Trauma of 16 days in N.S. dry cell endures, though court win a solace: former inmate
Global News
A N.S. Supreme Court judge has given Ottawa six months to reform provisions of the corrections law that discriminate against women. A former inmate wants dry ceiling to end.
The cramped space, bright lights and watching eyes continue to haunt Lisa Adams.
Though the 34-year-old was buoyed by a court decision last week that found unconstitutional the form of solitary confinement she endured, the former inmate says her 16 days in a “dry cell” still flood back in the form of anxiety and claustrophobia.
The mother of two boys, now living in Saint John, N.B., made headlines Friday when a Nova Scotia Supreme Court judge gave Ottawa six months to reform provisions of the corrections law that discriminate against women.
“Working to have the law changed has certainly helped my well-being, but there are things that trigger me,” Adams said in an interview with The Canadian Press on Monday.
Dry celling is when inmates are kept under surveillance alone in a cell without running water so their human waste can be examined for concealed drugs.
Justice John Keith’s decision determined the law doesn’t take into account that a substance suspected to be hidden in the vagina wouldn’t necessarily be expelled during the detention.
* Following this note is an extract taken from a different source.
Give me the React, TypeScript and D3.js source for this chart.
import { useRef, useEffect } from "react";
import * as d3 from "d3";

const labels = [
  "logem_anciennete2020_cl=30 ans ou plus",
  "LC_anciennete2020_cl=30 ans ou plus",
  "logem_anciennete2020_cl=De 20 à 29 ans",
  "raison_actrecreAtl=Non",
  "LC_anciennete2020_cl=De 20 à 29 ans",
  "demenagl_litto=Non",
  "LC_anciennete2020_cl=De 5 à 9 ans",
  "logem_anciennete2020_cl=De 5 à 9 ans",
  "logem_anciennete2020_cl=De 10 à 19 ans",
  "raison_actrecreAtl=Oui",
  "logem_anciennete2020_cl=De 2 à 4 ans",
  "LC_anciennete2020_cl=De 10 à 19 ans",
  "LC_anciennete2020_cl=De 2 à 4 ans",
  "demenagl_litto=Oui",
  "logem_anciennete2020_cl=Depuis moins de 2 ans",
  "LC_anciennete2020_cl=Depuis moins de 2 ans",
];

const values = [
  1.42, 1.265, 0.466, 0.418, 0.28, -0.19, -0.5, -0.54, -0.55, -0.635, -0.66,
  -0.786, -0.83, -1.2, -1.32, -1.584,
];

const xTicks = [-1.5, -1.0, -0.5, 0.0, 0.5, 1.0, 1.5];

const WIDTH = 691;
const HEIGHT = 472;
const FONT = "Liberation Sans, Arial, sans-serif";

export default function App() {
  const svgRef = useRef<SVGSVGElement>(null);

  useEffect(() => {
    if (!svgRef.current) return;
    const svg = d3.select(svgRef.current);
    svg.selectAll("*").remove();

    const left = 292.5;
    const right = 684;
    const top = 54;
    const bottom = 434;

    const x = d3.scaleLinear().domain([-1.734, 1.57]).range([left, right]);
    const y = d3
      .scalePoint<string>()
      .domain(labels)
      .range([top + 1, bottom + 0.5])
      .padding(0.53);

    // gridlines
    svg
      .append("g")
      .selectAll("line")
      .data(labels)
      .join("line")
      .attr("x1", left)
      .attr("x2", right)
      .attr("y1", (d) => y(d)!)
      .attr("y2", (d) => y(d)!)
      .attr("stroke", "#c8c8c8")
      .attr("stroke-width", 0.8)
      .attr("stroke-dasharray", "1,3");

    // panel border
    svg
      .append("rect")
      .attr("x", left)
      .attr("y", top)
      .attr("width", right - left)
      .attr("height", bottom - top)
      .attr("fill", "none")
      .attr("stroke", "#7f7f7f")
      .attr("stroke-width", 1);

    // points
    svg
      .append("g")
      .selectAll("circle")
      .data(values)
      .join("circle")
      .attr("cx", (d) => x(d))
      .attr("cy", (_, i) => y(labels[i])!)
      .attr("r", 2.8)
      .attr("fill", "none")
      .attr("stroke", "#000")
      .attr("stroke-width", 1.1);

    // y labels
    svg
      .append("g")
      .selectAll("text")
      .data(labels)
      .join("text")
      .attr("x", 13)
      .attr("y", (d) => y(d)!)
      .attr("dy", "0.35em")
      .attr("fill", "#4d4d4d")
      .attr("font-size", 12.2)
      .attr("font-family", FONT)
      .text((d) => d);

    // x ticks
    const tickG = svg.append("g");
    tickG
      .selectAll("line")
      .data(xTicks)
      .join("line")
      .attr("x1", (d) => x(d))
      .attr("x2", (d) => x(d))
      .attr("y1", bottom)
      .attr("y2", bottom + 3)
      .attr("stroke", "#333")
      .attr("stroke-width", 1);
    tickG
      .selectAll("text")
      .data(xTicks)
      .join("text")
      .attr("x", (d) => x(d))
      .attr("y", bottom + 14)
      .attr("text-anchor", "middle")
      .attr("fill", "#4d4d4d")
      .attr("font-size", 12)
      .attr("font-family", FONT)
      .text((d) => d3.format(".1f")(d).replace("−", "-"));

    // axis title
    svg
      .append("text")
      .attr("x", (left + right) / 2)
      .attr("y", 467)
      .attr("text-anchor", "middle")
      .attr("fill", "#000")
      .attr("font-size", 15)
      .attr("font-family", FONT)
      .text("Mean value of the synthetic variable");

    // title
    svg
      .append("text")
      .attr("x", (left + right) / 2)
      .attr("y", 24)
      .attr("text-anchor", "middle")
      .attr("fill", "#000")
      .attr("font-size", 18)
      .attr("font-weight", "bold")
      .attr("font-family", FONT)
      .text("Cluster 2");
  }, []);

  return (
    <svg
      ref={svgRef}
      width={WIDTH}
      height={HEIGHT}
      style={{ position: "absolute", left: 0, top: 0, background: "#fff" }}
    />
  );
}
He said that creates risks women will remain detained unjustly.
Adams was put in a dry cell at Nova Institution for Women in Truro, N.S., on May 6, 2020 and remained there until May 22 on suspicion she had smuggled crystal meth into the facility in her vagina.
She describes a harrowing, catch-22 situation, where she couldn’t expel drugs because there were none and yet remained detained and closely watched _ particularly when she went to the washroom.